Des technos québécoises demandent le report de l’application de la loi 96

La loi 96, qui vise à renforcer l’usage du français au Québec, ne fait pas l’affaire d’une bonne partie des entrepreneurs québécois du secteur des technologies. Dans une lettre ouverte publiée mardi matin, trois douzaines d’entre eux — dont les p.-d.g. de Coveo, de Stingray et d’Optel — soutiennent qu’une application précipitée de cette loi « menace de causer d’énormes dommages à l’économie de la province ».
« Vous ne pouvez pas avoir une société francophone dynamique si vous n’avez pas une économie prospère pour la soutenir », lancent d’entrée de jeu les entrepreneurs dans cette lettre adressée au premier ministre François Legault. Les signataires sont des membres du Conseil canadien des innovateurs (CCI), un organisme pancanadien fondé en 2015 par l’homme d’affaires ontarien Jim Balsillie.
Le CCI a pour mandat d’aider les entreprises technologiques canadiennes à devenir plus concurrentielles. Celles-ci faisant face à une pénurie de main-d’œuvre particulièrement sévère depuis quelques années, l’organisme a régulièrement plaidé ces dernières années pour un assouplissement des règles encadrant le marché du travail et de l’immigration, notamment.
Les entrepreneurs québécois signataires de la lettre publiée mardi matin se disent d’accord avec « l’esprit de la loi 96 », qui vise à renforcer la protection de l’identité francophone distincte du Québec. Son application doit toutefois être « mise sur pause » jusqu’à ce que des outils soient mis à la disposition des entreprises et du public par l’entremise de Francisation Québec et que ces outils aient été dûment présentés par le gouvernement, suggèrent-ils.
Un fardeau de plus
Le marché du travail est plus tendu que jamais dans plusieurs secteurs d’activité économique, et les technos n’y échappent pas. Dans cette industrie fortement mondialisée, la concurrence pour attirer les travailleurs spécialisés et les entrepreneurs est vive d’une région à l’autre. Déjà, plusieurs entreprises technologiques québécoises se plaignent depuis des mois de perdre leurs meilleurs employés au profit de sociétés étrangères.

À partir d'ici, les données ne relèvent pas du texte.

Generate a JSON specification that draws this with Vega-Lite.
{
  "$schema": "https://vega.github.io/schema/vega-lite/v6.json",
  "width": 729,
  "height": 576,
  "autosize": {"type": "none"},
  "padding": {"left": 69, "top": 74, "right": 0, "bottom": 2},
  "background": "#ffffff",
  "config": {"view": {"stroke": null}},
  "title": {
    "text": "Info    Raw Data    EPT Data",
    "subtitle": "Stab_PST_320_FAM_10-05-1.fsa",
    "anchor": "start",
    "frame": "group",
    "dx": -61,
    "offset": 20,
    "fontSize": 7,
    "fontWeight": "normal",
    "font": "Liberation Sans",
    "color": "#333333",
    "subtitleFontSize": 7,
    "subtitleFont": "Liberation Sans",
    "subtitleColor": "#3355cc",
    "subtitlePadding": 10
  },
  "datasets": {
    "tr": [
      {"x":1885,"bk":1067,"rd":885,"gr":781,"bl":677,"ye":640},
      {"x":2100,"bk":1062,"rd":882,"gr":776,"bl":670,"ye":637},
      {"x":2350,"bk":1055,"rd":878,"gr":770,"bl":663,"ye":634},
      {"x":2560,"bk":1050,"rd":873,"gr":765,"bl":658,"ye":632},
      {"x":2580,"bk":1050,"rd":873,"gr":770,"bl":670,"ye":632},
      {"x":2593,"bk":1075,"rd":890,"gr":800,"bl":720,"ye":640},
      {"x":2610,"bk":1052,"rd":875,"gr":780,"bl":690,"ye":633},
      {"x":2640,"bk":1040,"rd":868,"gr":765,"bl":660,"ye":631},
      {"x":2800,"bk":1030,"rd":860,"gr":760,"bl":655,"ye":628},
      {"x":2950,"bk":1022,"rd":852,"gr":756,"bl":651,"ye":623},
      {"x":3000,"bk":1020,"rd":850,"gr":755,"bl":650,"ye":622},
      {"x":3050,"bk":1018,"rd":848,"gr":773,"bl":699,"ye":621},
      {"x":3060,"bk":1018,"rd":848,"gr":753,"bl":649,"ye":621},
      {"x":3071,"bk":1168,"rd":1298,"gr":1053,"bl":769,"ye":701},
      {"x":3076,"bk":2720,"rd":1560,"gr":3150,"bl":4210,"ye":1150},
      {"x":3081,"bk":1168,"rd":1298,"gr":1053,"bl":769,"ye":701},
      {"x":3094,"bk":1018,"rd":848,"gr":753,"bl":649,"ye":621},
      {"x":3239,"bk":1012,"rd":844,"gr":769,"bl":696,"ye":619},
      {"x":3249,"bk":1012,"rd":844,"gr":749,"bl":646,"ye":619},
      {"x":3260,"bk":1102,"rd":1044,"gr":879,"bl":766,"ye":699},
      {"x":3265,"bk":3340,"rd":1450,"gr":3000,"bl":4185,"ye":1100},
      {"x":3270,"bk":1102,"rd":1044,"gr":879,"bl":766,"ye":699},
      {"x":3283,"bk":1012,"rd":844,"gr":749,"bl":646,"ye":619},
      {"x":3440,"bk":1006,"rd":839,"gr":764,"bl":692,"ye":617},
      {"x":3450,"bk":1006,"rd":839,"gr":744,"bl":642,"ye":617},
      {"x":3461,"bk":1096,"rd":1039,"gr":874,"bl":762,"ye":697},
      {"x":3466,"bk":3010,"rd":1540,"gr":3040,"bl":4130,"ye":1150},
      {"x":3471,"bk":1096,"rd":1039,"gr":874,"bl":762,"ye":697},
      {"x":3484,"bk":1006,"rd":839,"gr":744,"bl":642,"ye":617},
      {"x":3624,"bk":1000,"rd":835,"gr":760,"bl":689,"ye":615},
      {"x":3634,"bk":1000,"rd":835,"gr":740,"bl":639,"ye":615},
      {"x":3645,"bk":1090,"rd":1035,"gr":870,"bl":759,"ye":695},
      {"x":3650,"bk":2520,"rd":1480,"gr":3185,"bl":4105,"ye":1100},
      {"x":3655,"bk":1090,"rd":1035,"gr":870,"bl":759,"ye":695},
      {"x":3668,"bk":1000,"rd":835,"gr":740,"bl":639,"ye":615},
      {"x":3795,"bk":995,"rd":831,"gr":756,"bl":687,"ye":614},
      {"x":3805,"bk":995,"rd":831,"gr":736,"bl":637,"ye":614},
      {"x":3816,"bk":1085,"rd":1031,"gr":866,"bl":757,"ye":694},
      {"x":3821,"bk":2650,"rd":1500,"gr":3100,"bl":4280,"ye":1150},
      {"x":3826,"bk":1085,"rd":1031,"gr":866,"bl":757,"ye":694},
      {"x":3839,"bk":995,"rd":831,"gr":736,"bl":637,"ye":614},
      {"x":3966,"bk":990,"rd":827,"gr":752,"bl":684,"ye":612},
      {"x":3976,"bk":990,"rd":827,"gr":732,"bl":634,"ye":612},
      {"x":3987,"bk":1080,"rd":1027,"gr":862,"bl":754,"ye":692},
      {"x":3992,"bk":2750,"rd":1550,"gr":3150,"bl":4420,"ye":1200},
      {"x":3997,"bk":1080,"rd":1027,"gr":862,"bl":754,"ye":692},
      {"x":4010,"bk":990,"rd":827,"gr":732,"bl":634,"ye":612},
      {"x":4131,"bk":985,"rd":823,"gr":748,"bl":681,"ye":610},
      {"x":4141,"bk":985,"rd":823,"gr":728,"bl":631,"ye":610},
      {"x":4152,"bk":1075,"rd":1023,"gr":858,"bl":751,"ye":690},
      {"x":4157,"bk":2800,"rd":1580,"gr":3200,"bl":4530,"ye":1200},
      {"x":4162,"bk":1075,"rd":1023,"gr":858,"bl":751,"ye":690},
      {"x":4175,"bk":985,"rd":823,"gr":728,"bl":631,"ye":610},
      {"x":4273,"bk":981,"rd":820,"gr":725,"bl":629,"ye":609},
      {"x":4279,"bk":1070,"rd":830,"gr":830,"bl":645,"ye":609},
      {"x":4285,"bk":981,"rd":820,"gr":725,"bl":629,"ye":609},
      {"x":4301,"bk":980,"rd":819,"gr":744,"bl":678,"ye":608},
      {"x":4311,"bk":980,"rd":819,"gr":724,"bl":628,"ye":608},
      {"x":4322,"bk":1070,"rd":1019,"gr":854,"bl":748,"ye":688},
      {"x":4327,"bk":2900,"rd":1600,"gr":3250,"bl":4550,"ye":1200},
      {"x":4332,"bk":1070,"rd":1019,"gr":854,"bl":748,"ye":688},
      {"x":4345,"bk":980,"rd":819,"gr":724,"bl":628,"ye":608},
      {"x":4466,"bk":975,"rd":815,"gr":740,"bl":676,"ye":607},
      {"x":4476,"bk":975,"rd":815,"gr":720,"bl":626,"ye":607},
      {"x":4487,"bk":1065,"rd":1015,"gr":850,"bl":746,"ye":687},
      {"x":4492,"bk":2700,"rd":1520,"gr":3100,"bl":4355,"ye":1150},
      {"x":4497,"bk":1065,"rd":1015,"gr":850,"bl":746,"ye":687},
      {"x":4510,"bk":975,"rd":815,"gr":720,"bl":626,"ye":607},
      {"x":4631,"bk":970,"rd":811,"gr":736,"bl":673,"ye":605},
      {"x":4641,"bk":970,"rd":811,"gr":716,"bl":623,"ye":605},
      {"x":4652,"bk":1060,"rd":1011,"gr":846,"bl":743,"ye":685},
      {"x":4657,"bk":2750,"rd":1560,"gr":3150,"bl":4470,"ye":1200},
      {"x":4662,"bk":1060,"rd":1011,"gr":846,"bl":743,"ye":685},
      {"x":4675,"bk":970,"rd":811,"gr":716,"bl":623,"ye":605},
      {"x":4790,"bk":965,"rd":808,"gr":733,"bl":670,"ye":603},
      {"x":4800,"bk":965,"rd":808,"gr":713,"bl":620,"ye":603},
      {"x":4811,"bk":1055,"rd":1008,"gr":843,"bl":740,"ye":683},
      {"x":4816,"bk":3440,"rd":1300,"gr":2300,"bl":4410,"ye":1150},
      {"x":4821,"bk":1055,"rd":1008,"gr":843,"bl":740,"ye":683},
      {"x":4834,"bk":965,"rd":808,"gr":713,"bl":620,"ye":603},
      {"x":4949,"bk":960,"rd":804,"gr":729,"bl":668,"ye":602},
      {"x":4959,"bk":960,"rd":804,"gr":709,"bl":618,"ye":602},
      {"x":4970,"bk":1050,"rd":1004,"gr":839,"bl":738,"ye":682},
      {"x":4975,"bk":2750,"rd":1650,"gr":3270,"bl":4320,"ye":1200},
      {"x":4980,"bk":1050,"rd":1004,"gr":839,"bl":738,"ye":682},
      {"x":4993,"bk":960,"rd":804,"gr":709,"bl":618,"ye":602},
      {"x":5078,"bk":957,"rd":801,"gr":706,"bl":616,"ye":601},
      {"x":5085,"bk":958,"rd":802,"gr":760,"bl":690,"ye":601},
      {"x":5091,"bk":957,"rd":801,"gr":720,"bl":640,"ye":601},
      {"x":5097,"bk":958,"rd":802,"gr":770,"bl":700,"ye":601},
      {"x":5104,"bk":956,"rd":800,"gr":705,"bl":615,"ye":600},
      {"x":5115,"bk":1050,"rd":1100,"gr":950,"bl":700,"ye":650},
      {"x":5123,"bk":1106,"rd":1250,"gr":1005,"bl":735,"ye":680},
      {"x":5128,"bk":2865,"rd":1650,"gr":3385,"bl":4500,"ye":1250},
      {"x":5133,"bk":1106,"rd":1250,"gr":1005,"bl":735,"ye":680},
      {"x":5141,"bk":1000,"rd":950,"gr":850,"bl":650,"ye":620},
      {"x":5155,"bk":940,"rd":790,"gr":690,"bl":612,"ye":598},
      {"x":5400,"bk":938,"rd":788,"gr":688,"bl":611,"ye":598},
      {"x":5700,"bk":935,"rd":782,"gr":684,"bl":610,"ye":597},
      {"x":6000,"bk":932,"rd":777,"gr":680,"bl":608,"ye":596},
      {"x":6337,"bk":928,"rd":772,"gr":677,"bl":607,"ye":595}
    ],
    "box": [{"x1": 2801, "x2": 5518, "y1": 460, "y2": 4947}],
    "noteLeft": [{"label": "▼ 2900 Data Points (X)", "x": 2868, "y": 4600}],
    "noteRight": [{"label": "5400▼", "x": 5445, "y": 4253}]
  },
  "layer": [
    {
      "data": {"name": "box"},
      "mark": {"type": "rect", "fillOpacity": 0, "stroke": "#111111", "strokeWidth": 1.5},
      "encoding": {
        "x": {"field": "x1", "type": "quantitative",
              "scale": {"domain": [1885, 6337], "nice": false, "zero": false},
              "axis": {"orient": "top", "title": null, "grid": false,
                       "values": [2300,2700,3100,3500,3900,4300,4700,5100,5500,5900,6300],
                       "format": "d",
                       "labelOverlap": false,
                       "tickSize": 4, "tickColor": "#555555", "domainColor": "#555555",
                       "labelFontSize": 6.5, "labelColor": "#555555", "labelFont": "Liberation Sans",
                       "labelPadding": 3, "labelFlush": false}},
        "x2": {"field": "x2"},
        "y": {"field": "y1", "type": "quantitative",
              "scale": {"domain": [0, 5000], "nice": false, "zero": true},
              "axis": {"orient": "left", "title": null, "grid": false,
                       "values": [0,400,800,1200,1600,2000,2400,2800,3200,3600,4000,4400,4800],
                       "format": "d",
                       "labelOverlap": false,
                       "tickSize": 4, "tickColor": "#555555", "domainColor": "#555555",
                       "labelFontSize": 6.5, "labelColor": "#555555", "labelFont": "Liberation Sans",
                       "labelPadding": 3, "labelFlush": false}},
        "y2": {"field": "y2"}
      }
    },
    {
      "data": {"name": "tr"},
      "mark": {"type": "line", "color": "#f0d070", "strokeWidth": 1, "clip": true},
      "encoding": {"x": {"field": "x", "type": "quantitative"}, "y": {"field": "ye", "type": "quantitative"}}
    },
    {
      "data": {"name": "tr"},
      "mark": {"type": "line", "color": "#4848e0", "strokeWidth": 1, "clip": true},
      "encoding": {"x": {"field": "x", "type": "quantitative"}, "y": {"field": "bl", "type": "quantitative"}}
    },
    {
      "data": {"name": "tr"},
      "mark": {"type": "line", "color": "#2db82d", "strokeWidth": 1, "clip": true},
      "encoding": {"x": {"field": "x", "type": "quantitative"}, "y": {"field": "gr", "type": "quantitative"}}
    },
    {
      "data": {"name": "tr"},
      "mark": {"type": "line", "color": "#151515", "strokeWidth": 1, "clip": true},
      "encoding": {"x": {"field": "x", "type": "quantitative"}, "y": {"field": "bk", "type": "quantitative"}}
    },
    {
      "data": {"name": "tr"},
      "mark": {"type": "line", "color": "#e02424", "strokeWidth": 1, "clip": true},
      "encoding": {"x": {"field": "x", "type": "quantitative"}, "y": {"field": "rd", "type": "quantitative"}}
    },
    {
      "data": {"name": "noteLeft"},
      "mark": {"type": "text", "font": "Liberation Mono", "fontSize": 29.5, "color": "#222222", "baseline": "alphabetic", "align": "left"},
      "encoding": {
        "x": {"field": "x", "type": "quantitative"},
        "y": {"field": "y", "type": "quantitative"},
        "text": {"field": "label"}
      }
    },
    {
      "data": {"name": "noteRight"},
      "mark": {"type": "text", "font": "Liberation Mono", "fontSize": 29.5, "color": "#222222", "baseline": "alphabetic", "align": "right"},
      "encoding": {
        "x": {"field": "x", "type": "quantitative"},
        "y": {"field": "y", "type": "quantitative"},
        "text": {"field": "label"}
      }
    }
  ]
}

Certains voient les nouvelles mesures de francisation que souhaiterait imposer le gouvernement québécois comme un fardeau de plus qui pourrait accentuer cette nouvelle fuite des cerveaux.
Par exemple, l’exigence incluse dans la loi 96 de maîtriser suffisamment la langue française pour obtenir des services de l’État québécois six mois seulement après l’arrivée de nouveaux arrivants paraît « irréaliste » aux yeux du CCI. L’intégration dans une nouvelle société comporte plusieurs défis qui vont bien au-delà de la langue d’usage, comme le logement, l’emploi, etc., plaide l’organisme.
« Si nos meilleurs innovateurs et bâtisseurs d’entreprises partent vers Toronto, Edmonton, Vancouver et Halifax au lieu de rester à Montréal et à Québec, cela causera des effets dommageables permanents à la santé économique de notre province », écrivent les gens d’affaires dans leur lettre. « Ce phénomène est déjà bien réel, mais il n’est pas trop tard pour en amoindrir l’impact. »
Le CCI n’est pas seul à craindre un impact négatif de la loi 96 sur l’immigration et sur le marché québécois de la main-d’œuvre. Ces derniers mois, des groupes d’immigrants ainsi que des représentants des communautés anglophones et autochtones ont exprimé publiquement des craintes que la nouvelle loi ne les pénalise et les désavantage tant dans l’accès à des services publics qu’au marché du travail.